Dave Griffiths, Organised Atoms at United Downs Raceway

The reverse trajectory from finished technology to raw material, what Dave described as working “backwards to the ground”, offers more than an effective pedagogical sequence. It reveals how these three tools — synths, microscope, hammers — formed a complementary system for understanding technology’s material foundations.

As the rain finally cleared at United Downs, participants emerged from the improvised indoor spaces to engage directly with the site's geology. What had begun as logistical obstacle gradually revealed itself as geological agent — washing minerals clean, making visible what had been obscured, connecting contemporary technological practices to historical mining challenges.

The deluge that had, at first, confined our activities, ultimately became a collaborator in our explorations. By washing minerals clean and forcing us to reconfigure our relationship to the site, it created a temporal eddy, linking the weathering of minerals, the industrial rhythms of mining history, and workshop participants' own electronic improvisations.

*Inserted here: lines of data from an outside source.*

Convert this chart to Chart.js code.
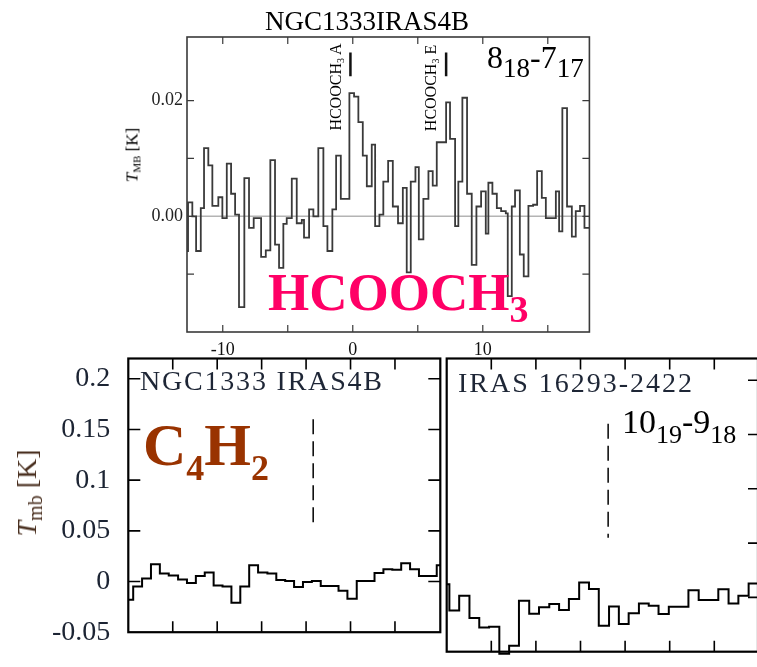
<!DOCTYPE html>
<html><head><meta charset="utf-8">
<script src="https://cdn.jsdelivr.net/npm/chart.js@4.4.1/dist/chart.umd.min.js"></script>
<style>
html,body{margin:0;padding:0;background:#fff;}
#wrap{position:relative;width:757px;height:667px;overflow:hidden;background:#fff;}
canvas{position:absolute;left:0;top:0;}
.t{position:absolute;white-space:nowrap;line-height:1;font-family:"Liberation Serif","Times New Roman",Tinos,"DejaVu Serif",serif;color:#000;}
.sub{position:relative;}
.rot{transform:translate(-50%,-50%) rotate(-90deg);}
</style></head><body>
<div id="wrap">
<canvas id="cTop" width="757" height="667"></canvas>
<canvas id="cL" width="757" height="667"></canvas>
<canvas id="cR" width="800" height="667"></canvas>

<div class="t" style="left:265px;top:8px;font-size:27px;">NGC1333IRAS4B</div>
<div class="t" style="left:487px;top:41px;font-size:32px;">8<span class="sub" style="font-size:27px;top:9px">18</span>-7<span class="sub" style="font-size:27px;top:9px">17</span></div>
<div class="t rot" style="left:336px;top:87px;font-size:16px;">HCOOCH<span class="sub" style="font-size:10px;top:3px">3</span> A</div>
<div class="t rot" style="left:431px;top:88px;font-size:16px;">HCOOCH<span class="sub" style="font-size:10px;top:3px">3</span> E</div>
<div class="t rot" style="left:132px;top:155px;font-size:17px;"><i>T</i><span class="sub" style="font-size:11px;top:3px">MB</span> [K]</div>
<div class="t" style="left:268px;top:266px;font-size:53px;font-weight:bold;color:#ff0066;">HCOOCH<span class="sub" style="font-size:38px;top:12px">3</span></div>

<div class="t" style="left:140px;top:367px;font-size:28px;letter-spacing:1.8px;color:#1e2636;">NGC1333 IRAS4B</div>
<div class="t" style="left:458px;top:369px;font-size:28px;letter-spacing:2px;color:#1e2636;">IRAS 16293-2422</div>
<div class="t" style="left:143px;top:415px;font-size:60px;font-weight:bold;color:#993300;">C<span class="sub" style="font-size:36px;top:15px">4</span>H<span class="sub" style="font-size:36px;top:15px">2</span></div>
<div class="t" style="left:622px;top:405px;font-size:34px;">10<span class="sub" style="font-size:26px;top:10px">19</span>-9<span class="sub" style="font-size:26px;top:10px">18</span></div>
<div class="t rot" style="left:27px;top:493px;font-size:28px;color:#4a3020;"><i>T</i><span class="sub" style="font-size:20px;top:6px">mb</span> [K]</div>
</div>
<script>
const SERIF = '"Liberation Serif", "Times New Roman", Tinos, "DejaVu Serif", serif';
// ---------- HCOOCH3 spectrum, NGC1333 IRAS4B (velocity channel edges, km/s) ----------
const hcoVel = [-12.85,-12.67,-12.34,-12.05,-11.69,-11.44,-11.11,-10.80,-10.34,-10.03,
  -9.69,-9.36,-9.05,-8.75,-8.34,-7.98,-7.62,-7.05,-6.69,-6.34,
  -5.98,-5.67,-5.34,-5.08,-4.69,-4.31,-3.92,-3.75,-3.36,-3.03,
  -2.65,-2.26,-1.95,-1.57,-1.28,-0.92,-0.26,0.10,0.43,0.77,
  1.08,1.46,1.72,2.05,2.35,2.72,3.08,3.48,3.85,4.15,
  4.46,4.82,5.08,5.43,5.82,6.15,6.46,7.18,7.48,7.87,
  8.12,8.43,8.79,9.15,9.51,9.87,10.23,10.43,10.74,11.08,
  11.41,11.77,11.92,12.23,12.48,12.85,13.15,13.51,13.87,14.18,
  14.54,14.85,15.62,15.87,16.12,16.48,16.85,17.15,17.48,17.82,18.25];
const hcoT = [-0.006,0.0024,0.0,-0.006,0.0014,0.0118,0.0088,0.0018,0.0033,-0.0003,
  0.0091,0.0039,0.0003,-0.0157,0.0066,-0.002,-0.0003,-0.007,-0.0059,0.0097,
  -0.0049,-0.0089,-0.0013,-0.0003,0.0065,-0.0012,-0.0006,-0.0037,0.0012,0.0,
  0.0118,-0.0017,-0.006,0.0012,0.0105,0.003,0.0213,0.0207,0.0163,0.0105,
  0.0052,0.0124,-0.0017,0.0003,0.006,0.0096,0.0017,-0.0012,0.0049,-0.0097,
  0.006,0.0085,-0.004,0.003,0.0078,0.0053,0.0128,0.0197,0.0134,-0.0017,
  0.006,0.0205,0.0039,-0.0084,0.0017,0.0043,-0.003,0.0058,0.0039,0.0014,
  0.0009,0.0005,-0.0138,0.0017,0.0045,-0.0066,-0.0104,0.0018,0.002,0.0078,
  0.0032,-0.0003,0.0043,-0.0026,0.0187,0.0017,-0.0035,0.0009,0.0018,-0.002];
const hcoLineVel = [-0.18, 7.18];          // HCOOCH3 A, E
const hcoMarkY = [0.0242, 0.0283];
const hcoXRange = [-12.75, 18.2];
const hcoYRange = [-0.02, 0.031];
const hcoXLabels = [-10, 0, 10];
const hcoXTickMarks = [-10, -5, 0, 5, 10, 15];
const hcoYLabels = [0, 0.02];
const hcoYTickMarks = [-0.01, 0, 0.01, 0.02];

// ---------- C4H2 10(19)-9(18) ----------
const c4NgcVel = [-0.05,0.11,0.31,0.51,0.71,0.91,1.12,1.32,1.52,1.72,1.92,2.12,2.32,2.52,2.72,2.92,3.13,3.33,3.53,3.73,3.93,
  4.13,4.33,4.53,4.73,4.93,5.14,5.34,5.54,5.74,5.94,6.14,6.34,6.54,6.74,6.94,7.1];
const c4NgcT = [-0.018,-0.005,0.003,0.017,0.008,0.006,0.002,-0.0015,0.0055,0.009,
  -0.004,-0.005,-0.021,-0.005,0.016,0.009,0.008,0.0015,0.0006,-0.0055,
  -0.0006,0.0006,-0.0045,-0.0045,-0.009,-0.017,0.0006,0.0006,0.0085,0.012,
  0.0115,0.018,0.012,0.0055,0.0055,0.016];
const c4IrasVel = [-0.1,0.06,0.28,0.51,0.73,0.95,1.18,1.40,1.62,1.85,2.07,2.30,2.52,2.74,2.97,3.19,3.41,
  3.64,3.86,4.08,4.31,4.53,4.75,4.98,5.20,5.42,5.65,5.87,6.09,6.32,6.54,6.77,7.0];
const c4IrasT = [0.012,-0.012,0.0015,-0.019,-0.0276,-0.027,-0.052,-0.0445,-0.003,-0.015,
  -0.009,-0.006,-0.0117,-0.0015,0.0138,0.0077,-0.026,-0.0083,-0.0245,-0.0147,
  -0.0055,-0.0077,-0.0153,-0.0086,-0.0086,0.0067,-0.0025,-0.0025,0.0074,-0.0055,
  0.0015,0.0129];
const c4NgcLineVel = 4.16;
const c4IrasLineVel = 3.62;
const c4LineY = [0.16, 0.055];
const c4NgcXRange = [0, 7.02];
const c4IrasXRange = [0, 6.98];
const c4YRange = [-0.05, 0.22];
const c4XTickMarks = [1, 2, 3, 4, 5, 6];
const c4YLabels = [-0.05, 0, 0.05, 0.1, 0.15, 0.2];
const c4YTickMarks = [0, 0.05, 0.1, 0.15, 0.2];

function steps(vel, val){
  const pts = val.map((v,i)=>({x:vel[i], y:v}));
  pts.push({x:vel[vel.length-1], y:val[val.length-1]});
  return pts;
}

const framePlugin = {
  id:'frame',
  afterDatasetsDraw(chart, args, o){
    const {ctx, chartArea:a} = chart;
    const x = chart.scales.x, y = chart.scales.y;
    ctx.save();
    ctx.strokeStyle = o.color; ctx.lineWidth = o.width;
    ctx.strokeRect(a.left, a.top, a.right-a.left, a.bottom-a.top);
    ctx.lineWidth = o.tickWidth;
    ctx.beginPath();
    (o.xTicks||[]).forEach(v=>{
      const p = x.getPixelForValue(v);
      if (o.top){ ctx.moveTo(p, a.top); ctx.lineTo(p, a.top+o.lenX); }
      if (o.bottom){ ctx.moveTo(p, a.bottom); ctx.lineTo(p, a.bottom-o.lenX); }
    });
    (o.yTicks||[]).forEach(v=>{
      const p = y.getPixelForValue(v);
      if (o.left){ ctx.moveTo(a.left, p); ctx.lineTo(a.left+o.lenY, p); }
      if (o.right){ ctx.moveTo(a.right, p); ctx.lineTo(a.right-o.lenY, p); }
    });
    ctx.stroke();
    ctx.restore();
  }
};

function panel(id, box, cfg){
  const cv = document.getElementById(id);
  const W = cv.width, H = cv.height;
  return new Chart(cv, {
    type:'line',
    data:{datasets: cfg.datasets},
    options:{
      responsive:false, animation:false, events:[],
      layout:{padding:{left:0, top:box.top, right:W-box.right, bottom:0}},
      elements:{point:{radius:0}, line:{tension:0, fill:false}},
      plugins:{legend:{display:false}, tooltip:{enabled:false}, frame: cfg.frame},
      scales:{
        x:{type:'linear', min:cfg.xRange[0], max:cfg.xRange[1],
           grid:{display:false, drawTicks:false}, border:{display:false},
           ticks:{display: !!cfg.xLabels, padding: cfg.xPad||0, color:'#111',
                  font:{family:SERIF, size: cfg.xFont||12},
                  callback: v => String(v)},
           afterBuildTicks: s => { if (cfg.xLabels) s.ticks = cfg.xLabels.map(v=>({value:v})); },
           afterFit: s => { s.height = H - box.bottom; }},
        y:{type:'linear', min:cfg.yRange[0], max:cfg.yRange[1],
           grid:{display:false, drawTicks:false}, border:{display:false},
           ticks:{display: !!cfg.yLabels, padding: cfg.yPad||0, color: cfg.yColor||'#111',
                  font:{family:SERIF, size: cfg.yFont||12},
                  callback: cfg.yFmt},
           afterBuildTicks: s => { if (cfg.yLabels) s.ticks = cfg.yLabels.map(v=>({value:v})); },
           afterFit: s => { s.width = box.left; }}
      }
    },
    plugins:[framePlugin]
  });
}

// Top panel
panel('cTop', {left:187, top:37, right:589.4, bottom:332}, {
  xRange: hcoXRange, yRange: hcoYRange,
  xLabels: hcoXLabels, xPad: 7, xFont: 18,
  yLabels: hcoYLabels, yPad: 4, yFont: 18, yColor:'#222',
  yFmt: v => Number(v).toFixed(2),
  datasets:[
    {data: steps(hcoVel, hcoT), stepped:'before', borderColor:'#3a3a3a', borderWidth:1.8, order:0, clip:0},
    {data: [{x:hcoXRange[0],y:0},{x:hcoXRange[1],y:0}], borderColor:'#b4b4b4', borderWidth:1.5, order:2},
    {data: [{x:hcoLineVel[0],y:hcoMarkY[0]},{x:hcoLineVel[0],y:hcoMarkY[1]}], borderColor:'#111', borderWidth:2.5, order:1},
    {data: [{x:hcoLineVel[1],y:hcoMarkY[0]},{x:hcoLineVel[1],y:hcoMarkY[1]}], borderColor:'#111', borderWidth:2.5, order:1}
  ],
  frame:{color:'#3a3a3a', width:1.6, tickWidth:1.2, xTicks:hcoXTickMarks, yTicks:hcoYTickMarks,
         top:true, bottom:true, left:true, right:true, lenX:7, lenY:7}
});

// Bottom-left panel
panel('cL', {left:128.3, top:358.5, right:440.3, bottom:651.7}, {
  xRange: c4NgcXRange, yRange: c4YRange,
  yLabels: c4YLabels, yPad: 18, yFont: 28, yColor:'#1c2433',
  yFmt: v => String(+Number(v).toFixed(2)),
  datasets:[
    {data: steps(c4NgcVel, c4NgcT), stepped:'before', borderColor:'#000', borderWidth:2, order:0, clip:0},
    {data: [{x:c4NgcLineVel,y:c4LineY[0]},{x:c4NgcLineVel,y:c4LineY[1]}], borderColor:'#111', borderWidth:1.6, borderDash:[15,7], order:1}
  ],
  frame:{color:'#000', width:2.2, tickWidth:1.6, xTicks:c4XTickMarks, yTicks:c4YTickMarks,
         top:true, bottom:true, left:true, right:true, lenX:11, lenY:12}
});

// Bottom-right panel
panel('cR', {left:446.7, top:358.5, right:758, bottom:651.7}, {
  xRange: c4IrasXRange, yRange: c4YRange,
  datasets:[
    {data: steps(c4IrasVel, c4IrasT), stepped:'before', borderColor:'#000', borderWidth:2, order:0, clip:{left:0,right:0,top:0,bottom:4}},
    {data: [{x:c4IrasLineVel,y:c4LineY[0]},{x:c4IrasLineVel,y:c4LineY[1]}], borderColor:'#111', borderWidth:1.6, borderDash:[15,7], order:1}
  ],
  frame:{color:'#000', width:2.2, tickWidth:1.6, xTicks:c4XTickMarks, yTicks:c4YTickMarks,
         top:true, bottom:true, left:false, right:true, lenX:11, lenY:10}
});
</script>
</body></html>
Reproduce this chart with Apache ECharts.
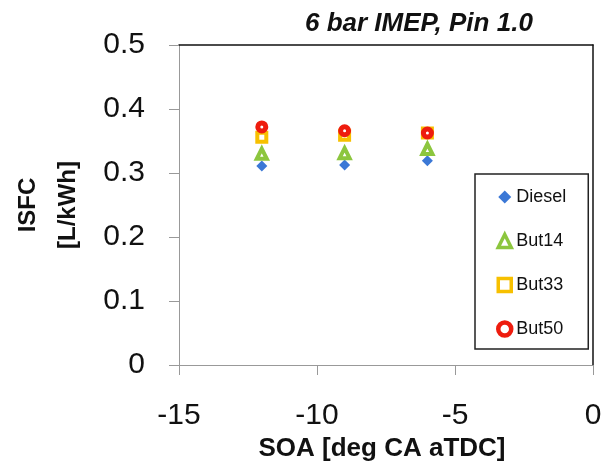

We talked about how some of the minerals, like the malachite, have formed since the rocks were lifted out of the depths (below the water table) by the miners — and are now part of a cycle.

Dave Griffiths

Working “backwards to the ground” positioned technology as a temporary configuration within geological processes. The synths' pyrite crystals function both as electronic components and mineralogical specimens, their inconsistent conductivity making audible the contingencies underpinning all technological systems.

In the end, what emerged at United Downs wasn't a universal template but a demonstration of how engagement with science and technology might be re-imagined through place. What remains after the rain clears is not a model but a method: attention to the specific material conditions from which technologies emerge, and recognition of how they remain embedded within ongoing cycles of geological transformation.